[START Dataset section]
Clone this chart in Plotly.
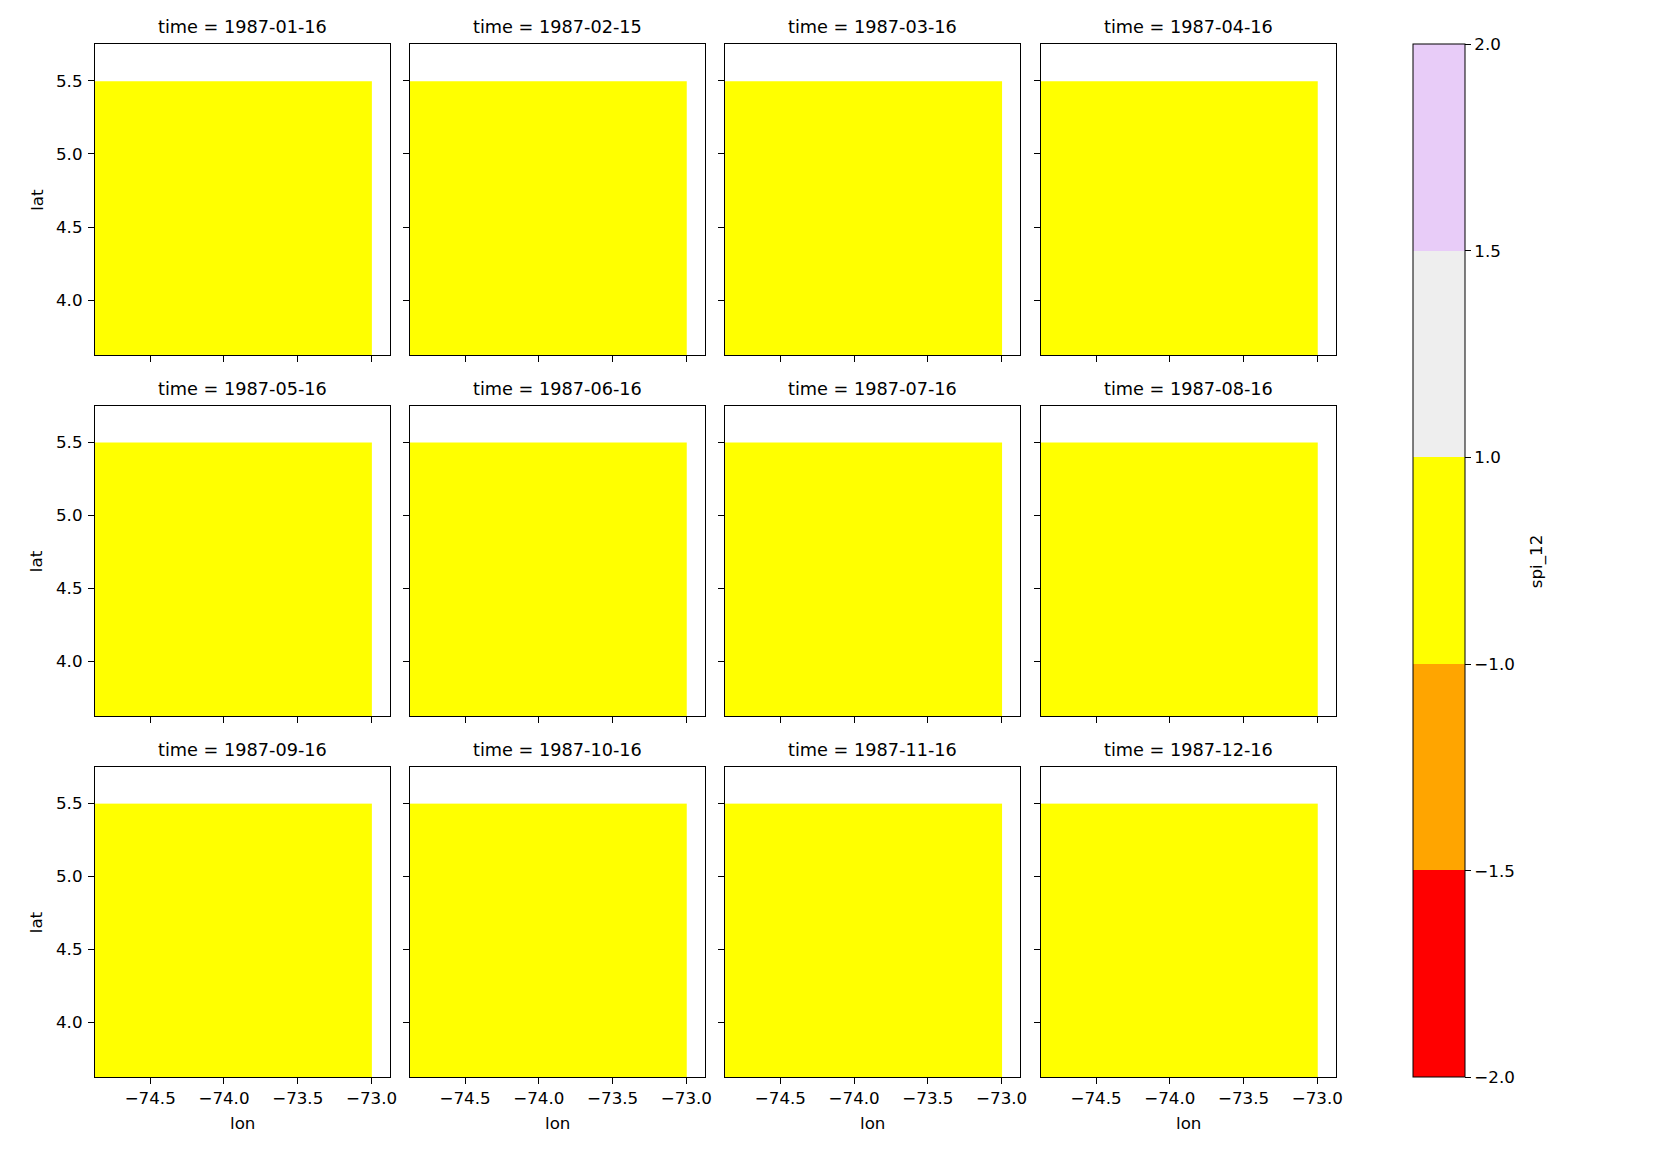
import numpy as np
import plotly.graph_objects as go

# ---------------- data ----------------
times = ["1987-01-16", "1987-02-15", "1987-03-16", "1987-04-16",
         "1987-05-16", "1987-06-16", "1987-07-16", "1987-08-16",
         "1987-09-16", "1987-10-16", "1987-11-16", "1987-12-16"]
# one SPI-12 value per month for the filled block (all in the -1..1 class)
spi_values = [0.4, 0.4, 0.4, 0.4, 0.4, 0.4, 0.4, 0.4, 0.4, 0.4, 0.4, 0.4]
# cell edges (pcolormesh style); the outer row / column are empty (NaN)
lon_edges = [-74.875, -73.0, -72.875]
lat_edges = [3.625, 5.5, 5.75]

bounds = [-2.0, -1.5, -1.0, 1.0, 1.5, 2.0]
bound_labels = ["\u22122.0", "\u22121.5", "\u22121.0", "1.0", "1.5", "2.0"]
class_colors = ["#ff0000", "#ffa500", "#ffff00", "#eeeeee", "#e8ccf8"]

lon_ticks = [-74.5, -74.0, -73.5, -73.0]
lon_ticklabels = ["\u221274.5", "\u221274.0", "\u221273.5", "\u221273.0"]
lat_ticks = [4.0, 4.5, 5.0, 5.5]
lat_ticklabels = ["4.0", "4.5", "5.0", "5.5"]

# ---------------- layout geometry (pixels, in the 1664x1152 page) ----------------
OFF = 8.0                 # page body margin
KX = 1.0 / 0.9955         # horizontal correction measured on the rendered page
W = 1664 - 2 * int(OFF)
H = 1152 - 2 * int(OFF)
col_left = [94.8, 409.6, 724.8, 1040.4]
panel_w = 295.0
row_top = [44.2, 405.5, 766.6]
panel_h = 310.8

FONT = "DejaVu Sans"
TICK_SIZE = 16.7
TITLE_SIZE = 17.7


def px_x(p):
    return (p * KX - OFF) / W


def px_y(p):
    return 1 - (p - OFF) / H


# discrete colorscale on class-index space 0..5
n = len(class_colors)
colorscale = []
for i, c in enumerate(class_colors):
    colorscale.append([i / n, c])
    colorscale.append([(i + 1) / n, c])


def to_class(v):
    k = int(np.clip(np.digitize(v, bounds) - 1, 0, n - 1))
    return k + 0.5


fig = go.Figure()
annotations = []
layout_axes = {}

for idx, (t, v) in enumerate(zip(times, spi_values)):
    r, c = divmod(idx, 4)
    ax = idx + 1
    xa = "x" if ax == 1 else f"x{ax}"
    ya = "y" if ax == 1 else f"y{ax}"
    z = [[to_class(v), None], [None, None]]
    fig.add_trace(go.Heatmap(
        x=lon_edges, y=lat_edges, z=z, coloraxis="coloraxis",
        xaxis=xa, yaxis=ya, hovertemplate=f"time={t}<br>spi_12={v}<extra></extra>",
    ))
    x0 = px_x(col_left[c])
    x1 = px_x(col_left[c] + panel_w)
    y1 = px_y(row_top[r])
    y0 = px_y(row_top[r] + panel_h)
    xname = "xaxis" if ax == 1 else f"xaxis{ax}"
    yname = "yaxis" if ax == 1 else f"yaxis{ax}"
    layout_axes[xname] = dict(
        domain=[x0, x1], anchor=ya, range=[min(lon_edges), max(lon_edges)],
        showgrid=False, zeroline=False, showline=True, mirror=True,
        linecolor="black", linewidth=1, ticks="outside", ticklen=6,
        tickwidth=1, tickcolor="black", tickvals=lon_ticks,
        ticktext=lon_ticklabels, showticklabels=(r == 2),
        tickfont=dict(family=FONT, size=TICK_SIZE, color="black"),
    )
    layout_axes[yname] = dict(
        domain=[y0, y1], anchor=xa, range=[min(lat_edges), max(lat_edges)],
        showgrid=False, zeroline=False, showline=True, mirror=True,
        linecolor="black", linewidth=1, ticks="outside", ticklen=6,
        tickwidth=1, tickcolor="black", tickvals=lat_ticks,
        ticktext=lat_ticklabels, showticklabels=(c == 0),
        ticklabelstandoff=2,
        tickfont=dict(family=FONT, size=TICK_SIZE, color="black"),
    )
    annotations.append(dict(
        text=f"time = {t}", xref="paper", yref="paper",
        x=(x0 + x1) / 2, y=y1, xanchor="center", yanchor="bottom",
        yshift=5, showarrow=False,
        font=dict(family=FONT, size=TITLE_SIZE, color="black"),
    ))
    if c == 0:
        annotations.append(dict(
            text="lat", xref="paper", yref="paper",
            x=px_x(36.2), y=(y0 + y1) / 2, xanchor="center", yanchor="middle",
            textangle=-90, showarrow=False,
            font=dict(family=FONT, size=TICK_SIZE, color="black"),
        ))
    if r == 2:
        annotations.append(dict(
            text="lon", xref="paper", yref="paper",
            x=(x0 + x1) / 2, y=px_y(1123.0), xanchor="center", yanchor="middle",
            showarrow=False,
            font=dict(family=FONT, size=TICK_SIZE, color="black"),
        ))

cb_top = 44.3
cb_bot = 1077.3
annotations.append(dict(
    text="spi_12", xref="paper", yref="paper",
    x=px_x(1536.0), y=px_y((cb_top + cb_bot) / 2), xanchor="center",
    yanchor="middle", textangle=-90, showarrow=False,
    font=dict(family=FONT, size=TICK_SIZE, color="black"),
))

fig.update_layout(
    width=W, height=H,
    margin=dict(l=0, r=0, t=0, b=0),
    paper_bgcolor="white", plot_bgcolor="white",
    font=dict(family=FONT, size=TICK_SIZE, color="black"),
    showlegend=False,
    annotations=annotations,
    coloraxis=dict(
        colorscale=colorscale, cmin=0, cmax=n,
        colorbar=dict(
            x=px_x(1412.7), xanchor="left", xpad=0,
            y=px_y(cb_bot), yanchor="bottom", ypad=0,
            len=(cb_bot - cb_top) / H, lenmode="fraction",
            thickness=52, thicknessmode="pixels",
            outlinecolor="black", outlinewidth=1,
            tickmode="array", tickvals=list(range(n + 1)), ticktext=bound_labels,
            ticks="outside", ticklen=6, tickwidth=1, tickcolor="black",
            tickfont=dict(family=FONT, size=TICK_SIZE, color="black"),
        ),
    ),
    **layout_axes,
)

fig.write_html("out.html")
[END Dataset section]
Exercise description:
From the first line above down to the line with "import plotly.graph_objects as go", reproduce every line and no others, omitting pictures.

Correct result:
Clone this chart in Plotly.
import numpy as np
import plotly.graph_objects as go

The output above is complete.